→ **Task description**: Every line of the listing must be reproduced as it stands. Leave the images behind.

→ **Dataset section**:
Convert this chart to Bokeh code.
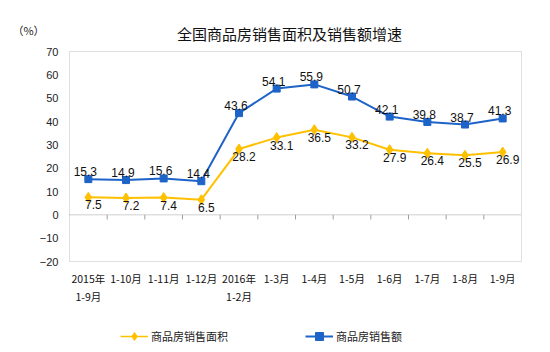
import numpy as np
from bokeh.plotting import figure
from bokeh.models import (ColumnDataSource, LabelSet, Label, FixedTicker,
                          Legend, LegendItem, Range1d, LinearAxis)
from bokeh.core.properties import value
from bokeh.embed import file_html
from bokeh.resources import INLINE

categories = ["2015年\n1-9月", "1-10月", "1-11月", "1-12月", "2016年\n1-2月", "1-3月",
              "1-4月", "1-5月", "1-6月", "1-7月", "1-8月", "1-9月"]
area_growth = [7.5, 7.2, 7.4, 6.5, 28.2, 33.1, 36.5, 33.2, 27.9, 26.4, 25.5, 26.9]
sales_growth = [15.3, 14.9, 15.6, 14.4, 43.6, 54.1, 55.9, 50.7, 42.1, 39.8, 38.7, 41.3]
y_ticks = [70, 60, 50, 40, 30, 20, 10, 0, -10, -20]
series_names = ["商品房销售面积", "商品房销售额"]
title_text = "全国商品房销售面积及销售额增速"
unit_text = "（%）"

BLUE = "#1E64C8"
YELLOW = "#FFC000"
CJK = "Noto Sans CJK SC"
NUM = "Liberation Sans"

W, H = 550, 352
# plotting area in canvas pixels
PL, PR, PT, PB = 69, 521, 51, 261

n = len(categories)
xs = np.arange(n) + 0.5
ymin, ymax = min(y_ticks), max(y_ticks)

# ranges so that the whole canvas is the frame and the data area sits at PL..PR / PT..PB
xu = (PR - PL) / n
yu = (PB - PT) / (ymax - ymin)
x0 = -PL / xu
x1 = x0 + W / xu
y1 = ymax + PT / yu
y0 = y1 - H / yu

src = ColumnDataSource(dict(
    x=xs, area=area_growth, sales=sales_growth,
    area_t=[f"{v:.1f}" for v in area_growth],
    sales_t=[f"{v:.1f}" for v in sales_growth],
))

p = figure(width=W, height=H, output_backend="svg", toolbar_location=None,
           x_range=Range1d(x0, x1), y_range=Range1d(y0, y1),
           x_axis_type=None, y_axis_type=None,
           min_border=0, min_border_left=0, min_border_right=0,
           min_border_top=0, min_border_bottom=0)
p.title.visible = False
p.background_fill_color = "white"
p.border_fill_color = "white"
p.outline_line_color = None
p.grid.visible = False

# axes drawn inside the frame at fixed locations
yax = LinearAxis(fixed_location=0, ticker=FixedTicker(ticks=y_ticks))
yax.axis_line_color = None
yax.major_tick_line_color = None
yax.minor_tick_line_color = None
yax.major_tick_out = 0
yax.major_tick_in = 0
yax.major_label_text_font = NUM
yax.major_label_text_font_size = "11px"
yax.major_label_text_color = "#222222"
yax.major_label_standoff = 11
p.add_layout(yax, "left")

xax = LinearAxis(fixed_location=ymin, ticker=FixedTicker(ticks=list(xs)))
xax.major_label_overrides = {float(x): c for x, c in zip(xs, categories)}
xax.axis_line_color = None
xax.major_tick_line_color = None
xax.minor_tick_line_color = None
xax.major_tick_out = 0
xax.major_tick_in = 0
xax.major_label_text_font = CJK
xax.major_label_text_font_size = "10.5px"
xax.major_label_text_color = "#111111"
xax.major_label_standoff = 9
p.add_layout(xax, "below")

# plotting-area border
p.quad(left=[0], right=[n], bottom=[ymin], top=[ymax], fill_color=None,
       line_color="#BFBFBF", line_dash="1 1", line_width=1)

# zero line and boundary ticks
p.line(x=[0, n], y=[0, 0], line_color="#A0A0A0", line_dash="1 1", line_width=1)
bounds = np.arange(1, n)
p.segment(x0=bounds, x1=bounds, y0=[0] * len(bounds), y1=[-2] * len(bounds),
          line_color="#A0A0A0", line_width=1)

# series
p.line("x", "area", source=src, line_color=YELLOW, line_width=2)
p.scatter("x", "area", source=src, marker="diamond", size=10,
          fill_color=YELLOW, line_color=YELLOW)
p.line("x", "sales", source=src, line_color=BLUE, line_width=2)
p.scatter("x", "sales", source=src, marker="square", size=7,
          fill_color=BLUE, line_color=BLUE)

p.add_layout(LabelSet(x="x", y="sales", text="sales_t", source=src,
                      text_font=value(NUM), text_font_size="12px", text_color="#111111",
                      text_align="center", text_baseline="bottom",
                      x_offset=-3, y_offset=3))
p.add_layout(LabelSet(x="x", y="area", text="area_t", source=src,
                      text_font=value(NUM), text_font_size="12px", text_color="#111111",
                      text_align="center", text_baseline="top",
                      x_offset=5, y_offset=-3))

# title and unit
p.add_layout(Label(x=(289 - PL) / xu, y=ymax + (PT - 33) / yu,
                   text=title_text, text_font=CJK, text_font_size="15px",
                   text_align="center", text_baseline="middle", text_color="#111111"))
p.add_layout(Label(x=(28 - PL) / xu, y=ymax + (PT - 29) / yu,
                   text=unit_text, text_font=CJK, text_font_size="11px",
                   text_align="center", text_baseline="middle", text_color="#222222"))

# legend-only glyphs (smaller markers, thinner lines, as in the reference legend);
# their single point is NaN so nothing is drawn in the plot area
blank = ColumnDataSource(dict(x=[np.nan], y=[np.nan]))
lg_la = p.line("x", "y", source=blank, line_color=YELLOW, line_width=1.5)
lg_sa = p.scatter("x", "y", source=blank, marker="diamond", size=7,
                  fill_color=YELLOW, line_color=YELLOW)
lg_lb = p.line("x", "y", source=blank, line_color=BLUE, line_width=2)
lg_sb = p.scatter("x", "y", source=blank, marker="square", size=6,
                  fill_color=BLUE, line_color=BLUE)

legend = Legend(items=[LegendItem(label=series_names[0], renderers=[lg_la, lg_sa]),
                       LegendItem(label=series_names[1], renderers=[lg_lb, lg_sb])],
                orientation="horizontal", location=(120, 6), margin=0,
                label_text_font=CJK, label_text_font_size="11px",
                label_text_color="#222222", glyph_width=28, spacing=77,
                background_fill_alpha=0, border_line_color=None, padding=0,
                label_standoff=3)
p.add_layout(legend, "center")

open("out.html", "w").write(file_html(p, INLINE))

→ **The completed task**:
Convert this chart to Bokeh code.
import numpy as np
from bokeh.plotting import figure
from bokeh.models import (ColumnDataSource, LabelSet, Label, FixedTicker,
                          Legend, LegendItem, Range1d, LinearAxis)
from bokeh.core.properties import value
from bokeh.embed import file_html
from bokeh.resources import INLINE

categories = ["2015年\n1-9月", "1-10月", "1-11月", "1-12月", "2016年\n1-2月", "1-3月",
              "1-4月", "1-5月", "1-6月", "1-7月", "1-8月", "1-9月"]
area_growth = [7.5, 7.2, 7.4, 6.5, 28.2, 33.1, 36.5, 33.2, 27.9, 26.4, 25.5, 26.9]
sales_growth = [15.3, 14.9, 15.6, 14.4, 43.6, 54.1, 55.9, 50.7, 42.1, 39.8, 38.7, 41.3]
y_ticks = [70, 60, 50, 40, 30, 20, 10, 0, -10, -20]
series_names = ["商品房销售面积", "商品房销售额"]
title_text = "全国商品房销售面积及销售额增速"
unit_text = "（%）"

BLUE = "#1E64C8"
YELLOW = "#FFC000"
CJK = "Noto Sans CJK SC"
NUM = "Liberation Sans"

W, H = 550, 352
# plotting area in canvas pixels
PL, PR, PT, PB = 69, 521, 51, 261

n = len(categories)
xs = np.arange(n) + 0.5
ymin, ymax = min(y_ticks), max(y_ticks)

# ranges so that the whole canvas is the frame and the data area sits at PL..PR / PT..PB
xu = (PR - PL) / n
yu = (PB - PT) / (ymax - ymin)
x0 = -PL / xu
x1 = x0 + W / xu
y1 = ymax + PT / yu
y0 = y1 - H / yu

src = ColumnDataSource(dict(
    x=xs, area=area_growth, sales=sales_growth,
    area_t=[f"{v:.1f}" for v in area_growth],
    sales_t=[f"{v:.1f}" for v in sales_growth],
))

p = figure(width=W, height=H, output_backend="svg", toolbar_location=None,
           x_range=Range1d(x0, x1), y_range=Range1d(y0, y1),
           x_axis_type=None, y_axis_type=None,
           min_border=0, min_border_left=0, min_border_right=0,
           min_border_top=0, min_border_bottom=0)
p.title.visible = False
p.background_fill_color = "white"
p.border_fill_color = "white"
p.outline_line_color = None
p.grid.visible = False

# axes drawn inside the frame at fixed locations
yax = LinearAxis(fixed_location=0, ticker=FixedTicker(ticks=y_ticks))
yax.axis_line_color = None
yax.major_tick_line_color = None
yax.minor_tick_line_color = None
yax.major_tick_out = 0
yax.major_tick_in = 0
yax.major_label_text_font = NUM
yax.major_label_text_font_size = "11px"
yax.major_label_text_color = "#222222"
yax.major_label_standoff = 11
p.add_layout(yax, "left")

xax = LinearAxis(fixed_location=ymin, ticker=FixedTicker(ticks=list(xs)))
xax.major_label_overrides = {float(x): c for x, c in zip(xs, categories)}
xax.axis_line_color = None
xax.major_tick_line_color = None
xax.minor_tick_line_color = None
xax.major_tick_out = 0
xax.major_tick_in = 0
xax.major_label_text_font = CJK
xax.major_label_text_font_size = "10.5px"
xax.major_label_text_color = "#111111"
xax.major_label_standoff = 9
p.add_layout(xax, "below")

# plotting-area border
p.quad(left=[0], right=[n], bottom=[ymin], top=[ymax], fill_color=None,
       line_color="#BFBFBF", line_dash="1 1", line_width=1)

# zero line and boundary ticks
p.line(x=[0, n], y=[0, 0], line_color="#A0A0A0", line_dash="1 1", line_width=1)
bounds = np.arange(1, n)
p.segment(x0=bounds, x1=bounds, y0=[0] * len(bounds), y1=[-2] * len(bounds),
          line_color="#A0A0A0", line_width=1)

# series
p.line("x", "area", source=src, line_color=YELLOW, line_width=2)
p.scatter("x", "area", source=src, marker="diamond", size=10,
          fill_color=YELLOW, line_color=YELLOW)
p.line("x", "sales", source=src, line_color=BLUE, line_width=2)
p.scatter("x", "sales", source=src, marker="square", size=7,
          fill_color=BLUE, line_color=BLUE)

p.add_layout(LabelSet(x="x", y="sales", text="sales_t", source=src,
                      text_font=value(NUM), text_font_size="12px", text_color="#111111",
                      text_align="center", text_baseline="bottom",
                      x_offset=-3, y_offset=3))
p.add_layout(LabelSet(x="x", y="area", text="area_t", source=src,
                      text_font=value(NUM), text_font_size="12px", text_color="#111111",
                      text_align="center", text_baseline="top",
                      x_offset=5, y_offset=-3))

# title and unit
p.add_layout(Label(x=(289 - PL) / xu, y=ymax + (PT - 33) / yu,
                   text=title_text, text_font=CJK, text_font_size="15px",
                   text_align="center", text_baseline="middle", text_color="#111111"))
p.add_layout(Label(x=(28 - PL) / xu, y=ymax + (PT - 29) / yu,
                   text=unit_text, text_font=CJK, text_font_size="11px",
                   text_align="center", text_baseline="middle", text_color="#222222"))

# legend-only glyphs (smaller markers, thinner lines, as in the reference legend);
# their single point is NaN so nothing is drawn in the plot area
blank = ColumnDataSource(dict(x=[np.nan], y=[np.nan]))
lg_la = p.line("x", "y", source=blank, line_color=YELLOW, line_width=1.5)
lg_sa = p.scatter("x", "y", source=blank, marker="diamond", size=7,
                  fill_color=YELLOW, line_color=YELLOW)
lg_lb = p.line("x", "y", source=blank, line_color=BLUE, line_width=2)
lg_sb = p.scatter("x", "y", source=blank, marker="square", size=6,
                  fill_color=BLUE, line_color=BLUE)

legend = Legend(items=[LegendItem(label=series_names[0], renderers=[lg_la, lg_sa]),
                       LegendItem(label=series_names[1], renderers=[lg_lb, lg_sb])],
                orientation="horizontal", location=(120, 6), margin=0,
                label_text_font=CJK, label_text_font_size="11px",
                label_text_color="#222222", glyph_width=28, spacing=77,
                background_fill_alpha=0, border_line_color=None, padding=0,
                label_standoff=3)
p.add_layout(legend, "center")

open("out.html", "w").write(file_html(p, INLINE))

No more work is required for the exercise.